[Records with drawing code]
--- Begin ---
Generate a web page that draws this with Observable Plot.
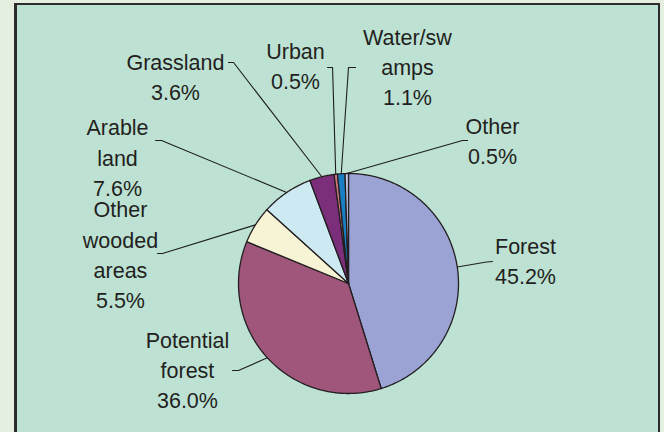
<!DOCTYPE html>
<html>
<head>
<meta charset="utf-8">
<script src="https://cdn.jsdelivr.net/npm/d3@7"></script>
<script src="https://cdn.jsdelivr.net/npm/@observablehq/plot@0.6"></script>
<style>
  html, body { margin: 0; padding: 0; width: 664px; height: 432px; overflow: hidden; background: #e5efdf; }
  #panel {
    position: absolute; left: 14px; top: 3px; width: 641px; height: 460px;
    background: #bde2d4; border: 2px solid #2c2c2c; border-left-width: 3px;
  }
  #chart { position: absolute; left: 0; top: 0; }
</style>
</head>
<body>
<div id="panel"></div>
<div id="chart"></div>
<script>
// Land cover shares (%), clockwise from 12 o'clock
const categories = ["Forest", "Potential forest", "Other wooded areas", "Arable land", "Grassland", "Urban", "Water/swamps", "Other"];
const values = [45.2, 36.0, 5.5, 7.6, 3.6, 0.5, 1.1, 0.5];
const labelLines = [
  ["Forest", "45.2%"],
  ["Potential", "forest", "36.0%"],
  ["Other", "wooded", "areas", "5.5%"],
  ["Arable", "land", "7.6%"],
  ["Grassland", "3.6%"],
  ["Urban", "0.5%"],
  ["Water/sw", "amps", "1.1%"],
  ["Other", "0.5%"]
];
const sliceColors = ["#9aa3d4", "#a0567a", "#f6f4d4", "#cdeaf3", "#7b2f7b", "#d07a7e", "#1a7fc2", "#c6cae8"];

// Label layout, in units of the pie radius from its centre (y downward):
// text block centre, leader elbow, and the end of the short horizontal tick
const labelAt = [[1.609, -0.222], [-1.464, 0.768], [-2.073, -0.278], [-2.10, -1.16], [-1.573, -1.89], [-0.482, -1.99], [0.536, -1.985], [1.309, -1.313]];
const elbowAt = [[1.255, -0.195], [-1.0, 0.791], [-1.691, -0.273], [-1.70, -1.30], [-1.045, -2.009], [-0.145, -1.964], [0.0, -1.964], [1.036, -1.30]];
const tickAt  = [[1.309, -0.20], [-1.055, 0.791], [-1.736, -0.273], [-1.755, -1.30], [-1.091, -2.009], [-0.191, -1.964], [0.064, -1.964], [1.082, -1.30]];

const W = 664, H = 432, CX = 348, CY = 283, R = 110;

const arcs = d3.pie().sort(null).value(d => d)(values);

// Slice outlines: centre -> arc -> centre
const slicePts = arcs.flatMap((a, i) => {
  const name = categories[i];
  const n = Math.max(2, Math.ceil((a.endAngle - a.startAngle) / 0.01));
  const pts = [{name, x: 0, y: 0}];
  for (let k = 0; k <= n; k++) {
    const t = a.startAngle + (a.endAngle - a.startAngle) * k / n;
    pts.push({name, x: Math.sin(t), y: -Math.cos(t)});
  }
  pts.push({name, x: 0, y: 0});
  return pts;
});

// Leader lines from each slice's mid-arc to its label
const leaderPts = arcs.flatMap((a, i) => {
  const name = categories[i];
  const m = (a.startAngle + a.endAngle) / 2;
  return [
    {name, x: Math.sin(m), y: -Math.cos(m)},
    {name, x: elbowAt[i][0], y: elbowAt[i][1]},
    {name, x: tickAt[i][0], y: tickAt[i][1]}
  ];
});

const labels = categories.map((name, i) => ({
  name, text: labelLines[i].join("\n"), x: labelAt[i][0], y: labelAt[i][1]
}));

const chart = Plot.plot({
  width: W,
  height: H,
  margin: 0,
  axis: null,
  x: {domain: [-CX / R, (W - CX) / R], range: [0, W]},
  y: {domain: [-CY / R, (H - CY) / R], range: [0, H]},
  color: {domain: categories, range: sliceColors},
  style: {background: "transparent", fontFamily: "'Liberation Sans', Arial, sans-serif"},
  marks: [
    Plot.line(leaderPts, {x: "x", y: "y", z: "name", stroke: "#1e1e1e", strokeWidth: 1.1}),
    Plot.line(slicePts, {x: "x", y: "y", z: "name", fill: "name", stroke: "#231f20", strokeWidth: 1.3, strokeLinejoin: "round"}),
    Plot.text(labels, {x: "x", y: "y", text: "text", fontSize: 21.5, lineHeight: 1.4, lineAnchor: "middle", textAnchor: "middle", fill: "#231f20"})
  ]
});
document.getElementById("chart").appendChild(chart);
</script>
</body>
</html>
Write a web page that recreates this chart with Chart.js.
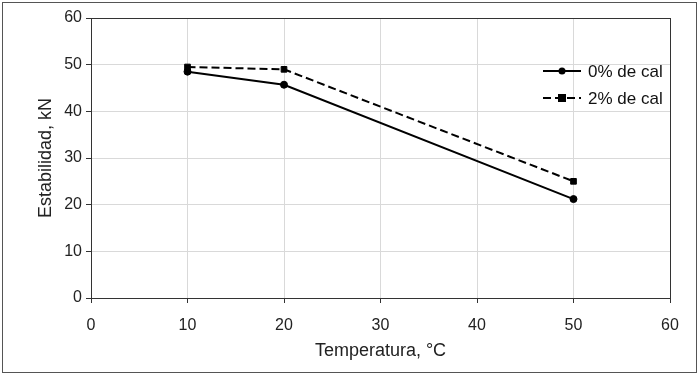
--- End ---
_To be done_: Restate each entry word for word, please, but drop any images it holds.

_Solution to the exercise_:
Generate a web page that draws this with Observable Plot.
<!DOCTYPE html>
<html>
<head>
<meta charset="utf-8">
<script src="https://cdn.jsdelivr.net/npm/d3@7"></script>
<script src="https://cdn.jsdelivr.net/npm/@observablehq/plot@0.6"></script>
<style>
  html, body { margin: 0; padding: 0; width: 664px; height: 432px; overflow: hidden; background: #e5efdf; }
  #panel {
    position: absolute; left: 14px; top: 3px; width: 641px; height: 460px;
    background: #bde2d4; border: 2px solid #2c2c2c; border-left-width: 3px;
  }
  #chart { position: absolute; left: 0; top: 0; }
</style>
</head>
<body>
<div id="panel"></div>
<div id="chart"></div>
<script>
// Land cover shares (%), clockwise from 12 o'clock
const categories = ["Forest", "Potential forest", "Other wooded areas", "Arable land", "Grassland", "Urban", "Water/swamps", "Other"];
const values = [45.2, 36.0, 5.5, 7.6, 3.6, 0.5, 1.1, 0.5];
const labelLines = [
  ["Forest", "45.2%"],
  ["Potential", "forest", "36.0%"],
  ["Other", "wooded", "areas", "5.5%"],
  ["Arable", "land", "7.6%"],
  ["Grassland", "3.6%"],
  ["Urban", "0.5%"],
  ["Water/sw", "amps", "1.1%"],
  ["Other", "0.5%"]
];
const sliceColors = ["#9aa3d4", "#a0567a", "#f6f4d4", "#cdeaf3", "#7b2f7b", "#d07a7e", "#1a7fc2", "#c6cae8"];

// Label layout, in units of the pie radius from its centre (y downward):
// text block centre, leader elbow, and the end of the short horizontal tick
const labelAt = [[1.609, -0.222], [-1.464, 0.768], [-2.073, -0.278], [-2.10, -1.16], [-1.573, -1.89], [-0.482, -1.99], [0.536, -1.985], [1.309, -1.313]];
const elbowAt = [[1.255, -0.195], [-1.0, 0.791], [-1.691, -0.273], [-1.70, -1.30], [-1.045, -2.009], [-0.145, -1.964], [0.0, -1.964], [1.036, -1.30]];
const tickAt  = [[1.309, -0.20], [-1.055, 0.791], [-1.736, -0.273], [-1.755, -1.30], [-1.091, -2.009], [-0.191, -1.964], [0.064, -1.964], [1.082, -1.30]];

const W = 664, H = 432, CX = 348, CY = 283, R = 110;

const arcs = d3.pie().sort(null).value(d => d)(values);

// Slice outlines: centre -> arc -> centre
const slicePts = arcs.flatMap((a, i) => {
  const name = categories[i];
  const n = Math.max(2, Math.ceil((a.endAngle - a.startAngle) / 0.01));
  const pts = [{name, x: 0, y: 0}];
  for (let k = 0; k <= n; k++) {
    const t = a.startAngle + (a.endAngle - a.startAngle) * k / n;
    pts.push({name, x: Math.sin(t), y: -Math.cos(t)});
  }
  pts.push({name, x: 0, y: 0});
  return pts;
});

// Leader lines from each slice's mid-arc to its label
const leaderPts = arcs.flatMap((a, i) => {
  const name = categories[i];
  const m = (a.startAngle + a.endAngle) / 2;
  return [
    {name, x: Math.sin(m), y: -Math.cos(m)},
    {name, x: elbowAt[i][0], y: elbowAt[i][1]},
    {name, x: tickAt[i][0], y: tickAt[i][1]}
  ];
});

const labels = categories.map((name, i) => ({
  name, text: labelLines[i].join("\n"), x: labelAt[i][0], y: labelAt[i][1]
}));

const chart = Plot.plot({
  width: W,
  height: H,
  margin: 0,
  axis: null,
  x: {domain: [-CX / R, (W - CX) / R], range: [0, W]},
  y: {domain: [-CY / R, (H - CY) / R], range: [0, H]},
  color: {domain: categories, range: sliceColors},
  style: {background: "transparent", fontFamily: "'Liberation Sans', Arial, sans-serif"},
  marks: [
    Plot.line(leaderPts, {x: "x", y: "y", z: "name", stroke: "#1e1e1e", strokeWidth: 1.1}),
    Plot.line(slicePts, {x: "x", y: "y", z: "name", fill: "name", stroke: "#231f20", strokeWidth: 1.3, strokeLinejoin: "round"}),
    Plot.text(labels, {x: "x", y: "y", text: "text", fontSize: 21.5, lineHeight: 1.4, lineAnchor: "middle", textAnchor: "middle", fill: "#231f20"})
  ]
});
document.getElementById("chart").appendChild(chart);
</script>
</body>
</html>
Write a web page that recreates this chart with Chart.js.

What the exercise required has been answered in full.